I agree there’s a problem with over-analyzing and living in your head, like a Woody Allen character. However, there’s an ambiguity in interpreting philosophical texts as “limited, small, and helpless.” Either naturalistic (analytic, science-centered) philosophy comes off that way because it’s missing the reality of spirituality, as you’d say, or it’s natural reality that seems horrifically limited compared to the spiritualist’s fantasies, and philosophy is only the messenger bearing bad news. So you’re begging the question at issue.
The big question is whether we trust science or our gut as the deepest source of information.
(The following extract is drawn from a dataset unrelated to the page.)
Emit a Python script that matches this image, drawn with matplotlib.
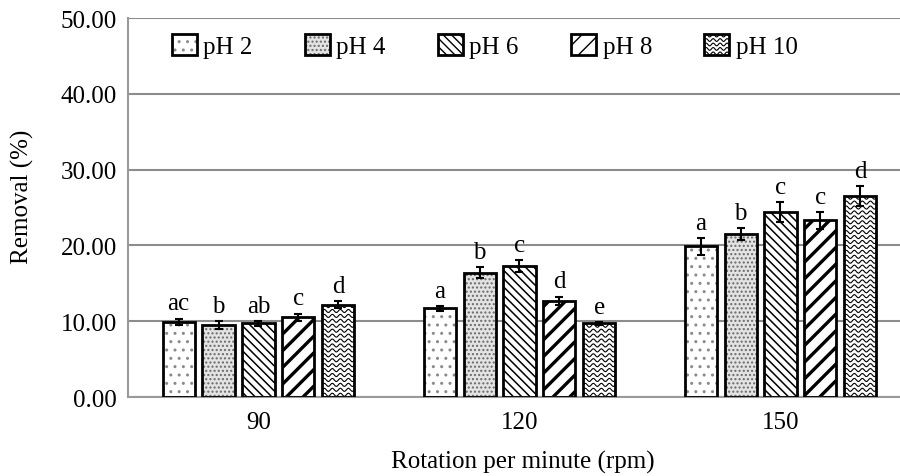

Cognitive scientists tell us how our intuitions (heuristics) evolved and help us in desperate situations but also lead us astray with a host of fallacies we’re liable to commit. We’ve completely changed our environment by replacing the wilderness with civilization, so our natural, most comforting cognitive and behavioural habits seem anachronistic and out-of-touch with our new reality. That reality includes the scientific picture of the world, which seeks to naturalize everything.
I agree, though, with Wilfrid Sellars and with what I assume is your view too, that there’s an unbridgeable gap between that scientific image of our nature and the manifest, folk, or intuitive one. Philosophers try to bridge that gap with types of dualism or with more extreme, eliminativist arguments.
I take a pragmatic view of these “images” of our nature (as Sellars called them). They’re models which are more or less useful in different circumstances. The utility of science is obvious. The spiritual model has some utility in regulating society, but that’s a mixed bag. See, for example, the 9/11 terrorists and the various cults and New Age frauds that prey on our gullibility. So I prefer a more philosophical second model that’s not so at odds with science.